Seeds also require the right amount of moisture to initiate the metabolic processes that lead to germination. For example, field soil usually requires moisture at 50-75% of field capacity. Additionally, seeds need proper soil aeration which can be achieved if the seedbed has a fine texture and enough seed-to-soil contact.

Without proper soil aeration–for example, it has too much moisture or is too compact—the carbon dioxide released by the seeds will not dissolve and move away from the seeds, causing them to suffocate.

Seed Germination Light Requirements

It is also important to note that seeds and seedlings have different light requirements. After germination, most seedlings need light; without enough light, seedlings can become spindly or leggy.

Seed dormancy

Since we talked about how seeds germinate, it may also be helpful to touch on why seeds might not germinate, a state called seed dormancy. Seed dormancy is a condition that prevents seeds from germinating even under ideal conditions.

What are the types of seed dormancy and how can they be broken?

Seed dormancy can be physical or chemical:

• Physical dormancy is where seeds have a hard or thick seed coat.

  • Soaking or scratching the surface can break this type of seed dormancy and allow the seed to germinate.

• Chemical dormancy is where seeds have internal or metabolic conditions that hinder germination. Certain plant hormones like abscisic acid can prevent germination.

  • This type of dormancy can be broken by leaching the seed, using cold or moist stratification (putting seeds under both cold and moist environments such as the refrigerator), or fire scarification (using fire to weaken or alter the seed coat).

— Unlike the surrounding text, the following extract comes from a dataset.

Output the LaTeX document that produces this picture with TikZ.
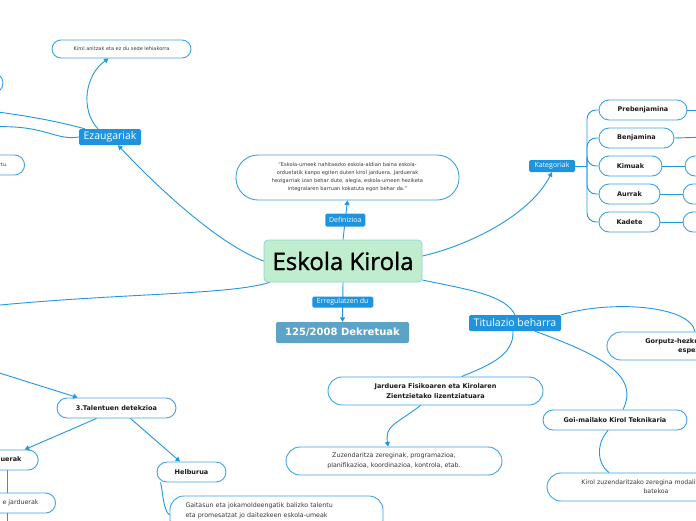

There may be various reasons why seed dormancy exists in nature. For instance, delayed germination can protect seedlings against potentially bad weather or even animals that can harm or consume them.

Planting germinated seeds

Seeds can be planted directly in the container or space where they will grow, a process called direct seeding. They can also be germinated in one container or space and then moved to a different container or space where they will continue to grow and develop, a process called transplanting. Transplanting is done after the seed has germinated and its first true leaves have developed.

Planting germinated seeds can be beneficial in several ways. One is that it can help prevent wasting space in a propagation area that could otherwise be filled with ungerminated seeds. Another is that it is a way to manage seeds with declining or unknown viability.

For instance, if seeds germinate and turn out healthy, then they can be transplanted; if they do not germinate, then maybe they are in dormancy and need to undergo other measures, or maybe they are no longer viable and can simply be discarded. Another benefit of planting germinated seeds is that they can be prepared ahead of time and transplanted outdoors when the conditions are most favourable for growth.

Some plants that can benefit from transplanting include broccoli, cabbage, and tomato.